Thomas Power has a 16 minute video, called “Do you have a digital Mindset“. He talks about the new mindset and proposes we think hard about 3 words; open, random and supportive.

Old Mindset: Closed, Selective & Controlling
New Digital Mindset: Open, Random, Supportive

What is happening is the amount of information and the addiction to information as well as new skills such as filtering or curating.

We are curators now

This has part of the story of what we has UX people have to get to grips with and understand at a detail level. Understanding how people consume information as well as the underlying systems and being about to create memorable and meaningful experiences. Social media is not a role. It is becoming a part of all of our lives. To ignore this and not be a part of it is foolish. The only way to understand the phenomena of social media and include it in our solutions is to become a part of it.

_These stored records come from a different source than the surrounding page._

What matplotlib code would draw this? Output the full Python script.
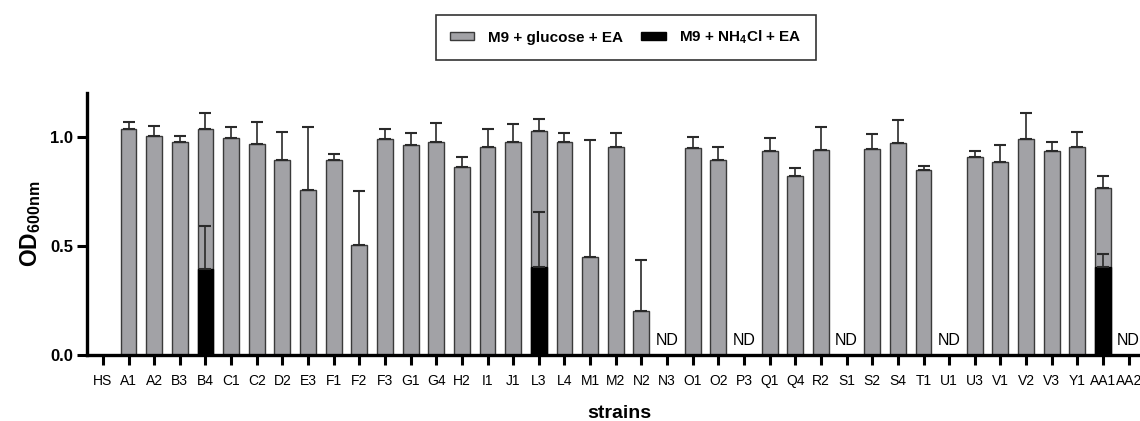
import numpy as np
import matplotlib
matplotlib.use('Agg')
import matplotlib.pyplot as plt
from matplotlib.patches import Patch

plt.rcParams['font.family'] = ['Liberation Sans', 'DejaVu Sans']
plt.rcParams['mathtext.fontset'] = 'custom'
plt.rcParams['mathtext.rm'] = 'Liberation Sans'
plt.rcParams['mathtext.bf'] = 'Liberation Sans:bold'

# strains on the x axis
strains = ['HS', 'A1', 'A2', 'B3', 'B4', 'C1', 'C2', 'D2', 'E3', 'F1', 'F2', 'F3',
           'G1', 'G4', 'H2', 'I1', 'J1', 'L3', 'L4', 'M1', 'M2', 'N2', 'N3', 'O1',
           'O2', 'P3', 'Q1', 'Q4', 'R2', 'S1', 'S2', 'S4', 'T1', 'U1', 'U3', 'V1',
           'V2', 'V3', 'Y1', 'AA1', 'AA2']

# M9 + glucose + EA (None = no bar)
glucose_mean = [None, 1.035, 1.003, 0.975, 1.037, 0.992, 0.965, 0.894, 0.755, 0.893, 0.505, 0.991,
                0.962, 0.975, 0.861, 0.951, 0.975, 1.028, 0.975, 0.451, 0.951, 0.200, None, 0.946,
                0.894, None, 0.933, 0.818, 0.937, None, 0.942, 0.971, 0.846, None, 0.907, 0.882,
                0.991, 0.934, 0.954, 0.767, None]
glucose_err = [0, 0.031, 0.044, 0.027, 0.070, 0.051, 0.101, 0.127, 0.288, 0.026, 0.244, 0.046,
               0.053, 0.086, 0.044, 0.083, 0.082, 0.053, 0.040, 0.535, 0.064, 0.236, 0, 0.051,
               0.060, 0, 0.059, 0.040, 0.107, 0, 0.069, 0.104, 0.021, 0, 0.029, 0.081,
               0.116, 0.043, 0.069, 0.054, 0]

# M9 + NH4Cl + EA (only three strains grew)
nh4cl_strains = ['B4', 'L3', 'AA1']
nh4cl_mean = [0.393, 0.405, 0.405]
nh4cl_err = [0.200, 0.251, 0.058]

# strains marked ND (not detected)
nd_strains = ['N3', 'P3', 'S1', 'U1', 'AA2']

gray = '#a2a2a6'
edge = '#3a3a3a'

fig = plt.figure(figsize=(11.4, 4.21), dpi=100)
ax = fig.add_axes([0.0763, 0.1568, 0.934, 0.6223])

x = np.arange(len(strains))
g_idx = [i for i, v in enumerate(glucose_mean) if v is not None]
g_val = [glucose_mean[i] for i in g_idx]
g_err = [glucose_err[i] for i in g_idx]

width = 0.62
ax.bar(g_idx, g_val, width=width, color=gray, edgecolor=edge, linewidth=1.0, zorder=2)
ax.errorbar(g_idx, g_val, yerr=[np.zeros(len(g_err)), g_err], fmt='none',
            ecolor='#2a2a2a', elinewidth=1.2, capsize=4.5, capthick=1.5, zorder=3)

n_idx = [strains.index(s) for s in nh4cl_strains]
ax.bar(n_idx, nh4cl_mean, width=width, color='black', edgecolor='black', linewidth=1.0, zorder=4)
ax.errorbar(n_idx, nh4cl_mean, yerr=[np.zeros(len(nh4cl_err)), nh4cl_err], fmt='none',
            ecolor='#2a2a2a', elinewidth=1.2, capsize=4.5, capthick=1.5, zorder=5)

for s in nd_strains:
    ax.text(strains.index(s), 0.068, 'ND', ha='center', va='center', fontsize=11.5,
            clip_on=False, zorder=6)

ax.set_xlim(-0.62, 40.9)
ax.set_ylim(0, 1.2)
ax.set_yticks([0.0, 0.5, 1.0])
ax.set_yticklabels(['0.0', '0.5', '1.0'], fontsize=12, fontweight='bold')
ax.set_xticks(x)
ax.set_xticklabels(strains, fontsize=10,
                   fontfamily=['Liberation Sans Narrow', 'Liberation Sans'])

for side in ['top', 'right']:
    ax.spines[side].set_visible(False)
for side in ['left', 'bottom']:
    ax.spines[side].set_linewidth(2.4)
ax.tick_params(axis='both', width=2.2, length=7)
ax.tick_params(axis='y', pad=3)
ax.tick_params(axis='x', pad=7)

ax.set_ylabel(r'$\mathbf{OD}_{\mathbf{600nm}}$', fontsize=16.5, labelpad=5)
ax.set_xlabel('strains', fontsize=14, fontweight='bold', labelpad=12)

handles = [Patch(facecolor=gray, edgecolor=edge, linewidth=1.0),
           Patch(facecolor='black', edgecolor='black')]
labels = ['M9 + glucose + EA', r'M9 + NH$_\mathbf{4}$Cl + EA']
leg = fig.legend(handles, labels, loc='center', bbox_to_anchor=(0.549, 0.911), ncol=2,
                 frameon=True, fancybox=False, edgecolor='black', handlelength=1.6,
                 handleheight=0.45, handletextpad=0.9, columnspacing=1.2, borderpad=0.9,
                 borderaxespad=0, prop={'weight': 'bold', 'size': 11})
leg.get_frame().set_linewidth(1.2)

fig.savefig('out.png', dpi=100)
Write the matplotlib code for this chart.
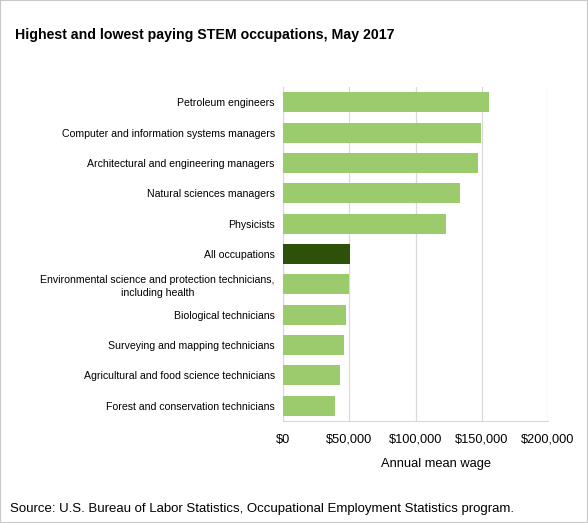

The new digital mindset is changing companies to become more open as well. Nowhere is this more evident than digital. Employers and clients want hard evidence that they are buying value. Value is what UX Consultants bring to a project. Anyone who tells you that it is about producing deliverables (wireframes, site maps) is wrong. It is the thinking – understanding users through research, analysis, measuring and creating meaningful experiences.

People work with people. Companies are collections of people. The last year has seen a dramatic change in the social business. Clients are wanting to know “who” they are getting. In UX it is about having the right expertise with the hard evidence to back it up. Reputations are built on what you have done, not what you say you are going to do. This is why portfolios, qualifications and CVs miss the point. They can only show the past. Social media is making it more about the thinking and the level of communication required.

Social Media is about:

  1. Visibility
  2. Connections
  3. Collaboration
  4. Feedback

I had a conversation about how I noticed clients and potential clients were looking at our Linkedin CVs and I found it funny when I was told “that clients should not be Googling people and should just read the bio as supplied”. Oh those naughty clients how dare they use Google. 😉 Of course who can blame them when they get bland descriptions written in the third person.

There is an upside to all of this. There is no longer a market for blaggarts and bullies.

Even on a Sunday the question came up, Do you know “so and so”. This was in relation to some one I once worked with applying for a job with a friend of mine.